REQUIREMENTS | Quote the whole listing word for word. Do not include the pictures.

SOURCE MATERIAL |

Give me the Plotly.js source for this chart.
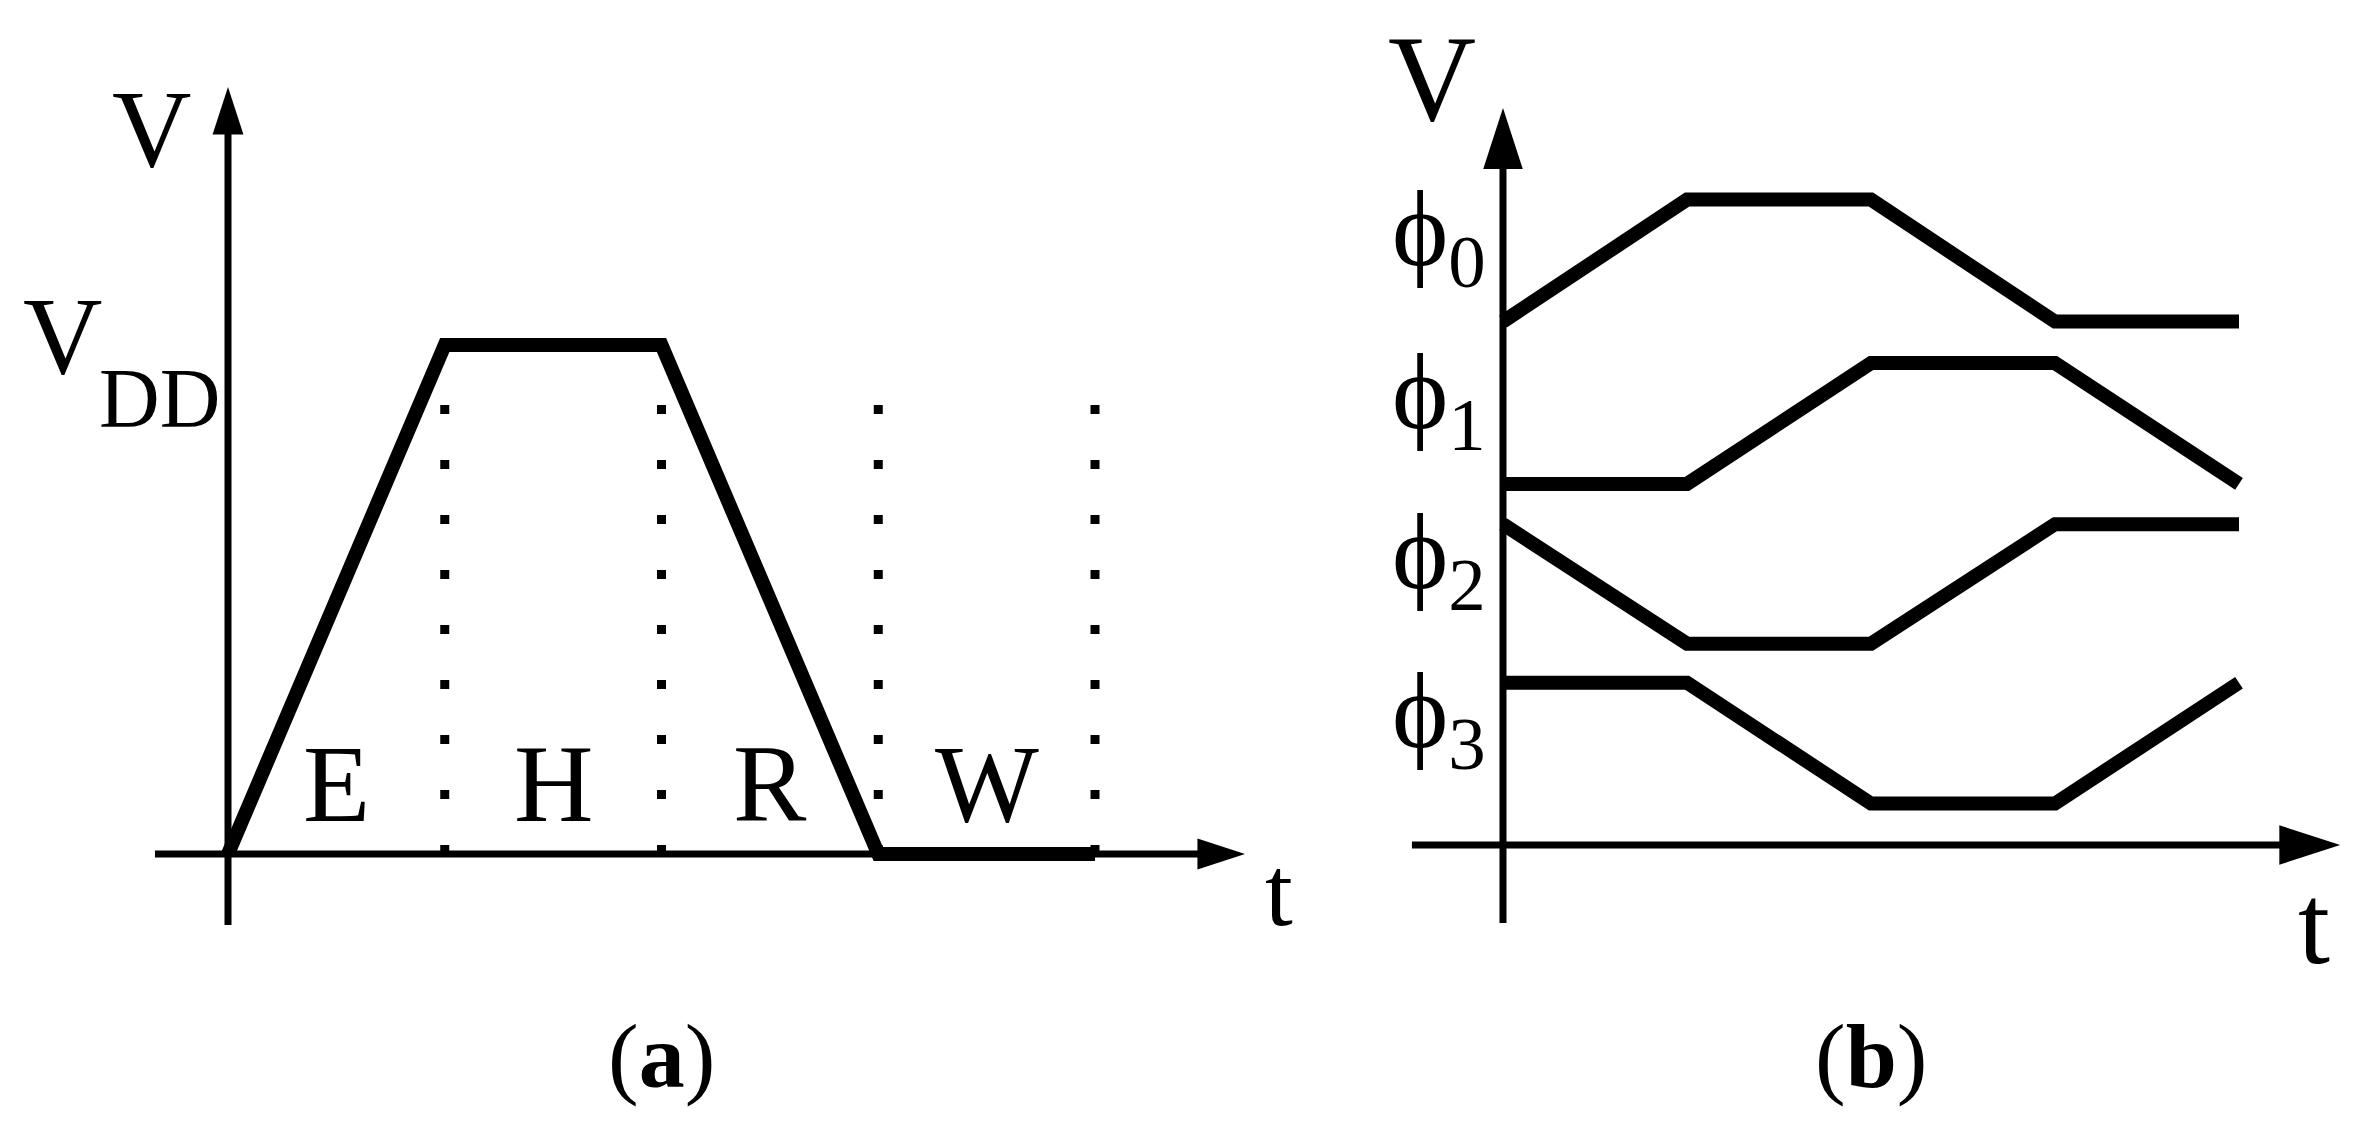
<!DOCTYPE html>
<html><head><meta charset="utf-8">
<script src="https://cdn.plot.ly/plotly-3.0.1.min.js"></script>
<style>html,body{margin:0;padding:0;background:#fff;} #chart{width:2368px;height:1122px;}</style>
</head><body><div id="chart"></div>
<script>
// ---- data ----
const tLeft = [0, 1, 2, 3, 4];
const vLeft = [0, 1, 1, 0, 0];
const phaseNames = ['E', 'H', 'R', 'W'];
const phaseBounds = [1, 2, 3, 4];
const tRight = [0, 1, 2, 3, 4];
const phi0 = [4.29, 5.29, 5.29, 4.29, 4.29];
const phi1 = [2.96, 2.96, 3.95, 3.95, 2.96];
const phi2 = [2.63, 1.65, 1.65, 2.63, 2.63];
const phi3 = [1.33, 1.33, 0.34, 0.34, 1.33];
const phiNames = ['ϕ<sub>0</sub>', 'ϕ<sub>1</sub>', 'ϕ<sub>2</sub>', 'ϕ<sub>3</sub>'];

// ---- styling / layout helpers ----
const SERIF = 'Liberation Serif, Times New Roman, serif';
const BLACK = '#000';
const traces = [];

function axisTraces(xa, ya, x0, x1, y0, y1, w, headSize, backX, backY) {
  const out = [];
  out.push({x: [x0, x1 - backX], y: [0, 0], xaxis: xa, yaxis: ya, mode: 'lines',
    line: {color: BLACK, width: w}, hoverinfo: 'skip', showlegend: false});
  out.push({x: [0, 0], y: [y0, y1 - backY], xaxis: xa, yaxis: ya, mode: 'lines',
    line: {color: BLACK, width: w}, hoverinfo: 'skip', showlegend: false});
  out.push({x: [x1, 0], y: [0, y1], xaxis: xa, yaxis: ya, mode: 'markers',
    marker: {symbol: 'arrow', size: headSize, angle: [90, 0], color: BLACK, line: {width: 0}},
    hoverinfo: 'skip', showlegend: false, cliponaxis: false});
  return out;
}

// left panel
phaseBounds.forEach(b => traces.push({
  x: [b, b], y: [0, 0.895], xaxis: 'x', yaxis: 'y', mode: 'lines',
  line: {color: BLACK, width: 9, dash: '9px,46px'}, hoverinfo: 'skip', showlegend: false
}));
traces.push(...axisTraces('x', 'y', -0.337, 4.692, -0.1395, 1.507, 7, 50, 0.09, 0.04));
traces.push({x: tLeft, y: vLeft, xaxis: 'x', yaxis: 'y', mode: 'lines',
  line: {color: BLACK, width: 14}, hoverinfo: 'skip', showlegend: false});

// right panel
traces.push(...axisTraces('x2', 'y2', -0.495, 4.55, -0.639, 6.04, 7, 64, 0.12, 0.18));
[phi0, phi1, phi2, phi3].forEach(s => traces.push({
  x: tRight, y: s, xaxis: 'x2', yaxis: 'y2', mode: 'lines',
  line: {color: BLACK, width: 14}, hoverinfo: 'skip', showlegend: false
}));

function lab(xr, yr, x, y, text, size, xanchor) {
  return {xref: xr, yref: yr, x: x, y: y, text: text, showarrow: false,
    font: {family: SERIF, size: size, color: BLACK},
    xanchor: xanchor || 'center', yanchor: 'middle'};
}

const ann = [];
// left labels
ann.push(lab('x', 'y', -0.353, 1.425, 'V', 110));
ann.push(lab('x', 'y', -0.764, 1.018, 'V', 110));
ann.push(lab('x', 'y', -0.314, 0.895, 'DD', 84));
phaseNames.forEach((n, i) => ann.push(lab('x', 'y', (tLeft[i] + tLeft[i + 1]) / 2, 0.1385, n, 110)));
ann.push(lab('x', 'y', 4.847, -0.0727, 't', 100));
ann.push(lab('x', 'y', 2, -0.397, '(<b>a</b>)', 92));

// right labels
ann.push(lab('x2', 'y2', -0.386, 6.28, 'V', 122));
[phi0, phi1, phi2, phi3].forEach((s, i) => {
  const mid = (Math.max(...s) + Math.min(...s)) / 2;
  ann.push(lab('x2', 'y2', -0.614, mid + 0.2, phiNames[i], 107, 'left'));
});
ann.push(lab('x2', 'y2', 4.41, -0.652, 't', 115));
ann.push(lab('x2', 'y2', 2, -1.73, '(<b>b</b>)', 92));

const hidden = {showgrid: false, zeroline: false, showline: false, showticklabels: false, ticks: '', fixedrange: true};
const layout = {
  width: 2368, height: 1122, margin: {l: 0, r: 0, t: 0, b: 0},
  paper_bgcolor: '#fff', plot_bgcolor: '#fff', showlegend: false,
  xaxis: Object.assign({domain: [0, 0.57], range: [-1.0519, 5.1753], anchor: 'y'}, hidden),
  yaxis: Object.assign({domain: [0, 1], range: [-0.5265, 1.6778], anchor: 'x'}, hidden),
  xaxis2: Object.assign({domain: [0.58, 1], range: [-0.7041, 4.7011], anchor: 'y2'}, hidden),
  yaxis2: Object.assign({domain: [0, 1], range: [-2.2705, 6.9262], anchor: 'x2'}, hidden),
  annotations: ann
};
Plotly.newPlot('chart', traces, layout, {staticPlot: true, displayModeBar: false});
</script>
</body></html>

SOLUTION |
Give me the Plotly.js source for this chart.
<!DOCTYPE html>
<html><head><meta charset="utf-8">
<script src="https://cdn.plot.ly/plotly-3.0.1.min.js"></script>
<style>html,body{margin:0;padding:0;background:#fff;} #chart{width:2368px;height:1122px;}</style>
</head><body><div id="chart"></div>
<script>
// ---- data ----
const tLeft = [0, 1, 2, 3, 4];
const vLeft = [0, 1, 1, 0, 0];
const phaseNames = ['E', 'H', 'R', 'W'];
const phaseBounds = [1, 2, 3, 4];
const tRight = [0, 1, 2, 3, 4];
const phi0 = [4.29, 5.29, 5.29, 4.29, 4.29];
const phi1 = [2.96, 2.96, 3.95, 3.95, 2.96];
const phi2 = [2.63, 1.65, 1.65, 2.63, 2.63];
const phi3 = [1.33, 1.33, 0.34, 0.34, 1.33];
const phiNames = ['ϕ<sub>0</sub>', 'ϕ<sub>1</sub>', 'ϕ<sub>2</sub>', 'ϕ<sub>3</sub>'];

// ---- styling / layout helpers ----
const SERIF = 'Liberation Serif, Times New Roman, serif';
const BLACK = '#000';
const traces = [];

function axisTraces(xa, ya, x0, x1, y0, y1, w, headSize, backX, backY) {
  const out = [];
  out.push({x: [x0, x1 - backX], y: [0, 0], xaxis: xa, yaxis: ya, mode: 'lines',
    line: {color: BLACK, width: w}, hoverinfo: 'skip', showlegend: false});
  out.push({x: [0, 0], y: [y0, y1 - backY], xaxis: xa, yaxis: ya, mode: 'lines',
    line: {color: BLACK, width: w}, hoverinfo: 'skip', showlegend: false});
  out.push({x: [x1, 0], y: [0, y1], xaxis: xa, yaxis: ya, mode: 'markers',
    marker: {symbol: 'arrow', size: headSize, angle: [90, 0], color: BLACK, line: {width: 0}},
    hoverinfo: 'skip', showlegend: false, cliponaxis: false});
  return out;
}

// left panel
phaseBounds.forEach(b => traces.push({
  x: [b, b], y: [0, 0.895], xaxis: 'x', yaxis: 'y', mode: 'lines',
  line: {color: BLACK, width: 9, dash: '9px,46px'}, hoverinfo: 'skip', showlegend: false
}));
traces.push(...axisTraces('x', 'y', -0.337, 4.692, -0.1395, 1.507, 7, 50, 0.09, 0.04));
traces.push({x: tLeft, y: vLeft, xaxis: 'x', yaxis: 'y', mode: 'lines',
  line: {color: BLACK, width: 14}, hoverinfo: 'skip', showlegend: false});

// right panel
traces.push(...axisTraces('x2', 'y2', -0.495, 4.55, -0.639, 6.04, 7, 64, 0.12, 0.18));
[phi0, phi1, phi2, phi3].forEach(s => traces.push({
  x: tRight, y: s, xaxis: 'x2', yaxis: 'y2', mode: 'lines',
  line: {color: BLACK, width: 14}, hoverinfo: 'skip', showlegend: false
}));

function lab(xr, yr, x, y, text, size, xanchor) {
  return {xref: xr, yref: yr, x: x, y: y, text: text, showarrow: false,
    font: {family: SERIF, size: size, color: BLACK},
    xanchor: xanchor || 'center', yanchor: 'middle'};
}

const ann = [];
// left labels
ann.push(lab('x', 'y', -0.353, 1.425, 'V', 110));
ann.push(lab('x', 'y', -0.764, 1.018, 'V', 110));
ann.push(lab('x', 'y', -0.314, 0.895, 'DD', 84));
phaseNames.forEach((n, i) => ann.push(lab('x', 'y', (tLeft[i] + tLeft[i + 1]) / 2, 0.1385, n, 110)));
ann.push(lab('x', 'y', 4.847, -0.0727, 't', 100));
ann.push(lab('x', 'y', 2, -0.397, '(<b>a</b>)', 92));

// right labels
ann.push(lab('x2', 'y2', -0.386, 6.28, 'V', 122));
[phi0, phi1, phi2, phi3].forEach((s, i) => {
  const mid = (Math.max(...s) + Math.min(...s)) / 2;
  ann.push(lab('x2', 'y2', -0.614, mid + 0.2, phiNames[i], 107, 'left'));
});
ann.push(lab('x2', 'y2', 4.41, -0.652, 't', 115));
ann.push(lab('x2', 'y2', 2, -1.73, '(<b>b</b>)', 92));

const hidden = {showgrid: false, zeroline: false, showline: false, showticklabels: false, ticks: '', fixedrange: true};
const layout = {
  width: 2368, height: 1122, margin: {l: 0, r: 0, t: 0, b: 0},
  paper_bgcolor: '#fff', plot_bgcolor: '#fff', showlegend: false,
  xaxis: Object.assign({domain: [0, 0.57], range: [-1.0519, 5.1753], anchor: 'y'}, hidden),
  yaxis: Object.assign({domain: [0, 1], range: [-0.5265, 1.6778], anchor: 'x'}, hidden),
  xaxis2: Object.assign({domain: [0.58, 1], range: [-0.7041, 4.7011], anchor: 'y2'}, hidden),
  yaxis2: Object.assign({domain: [0, 1], range: [-2.2705, 6.9262], anchor: 'x2'}, hidden),
  annotations: ann
};
Plotly.newPlot('chart', traces, layout, {staticPlot: true, displayModeBar: false});
</script>
</body></html>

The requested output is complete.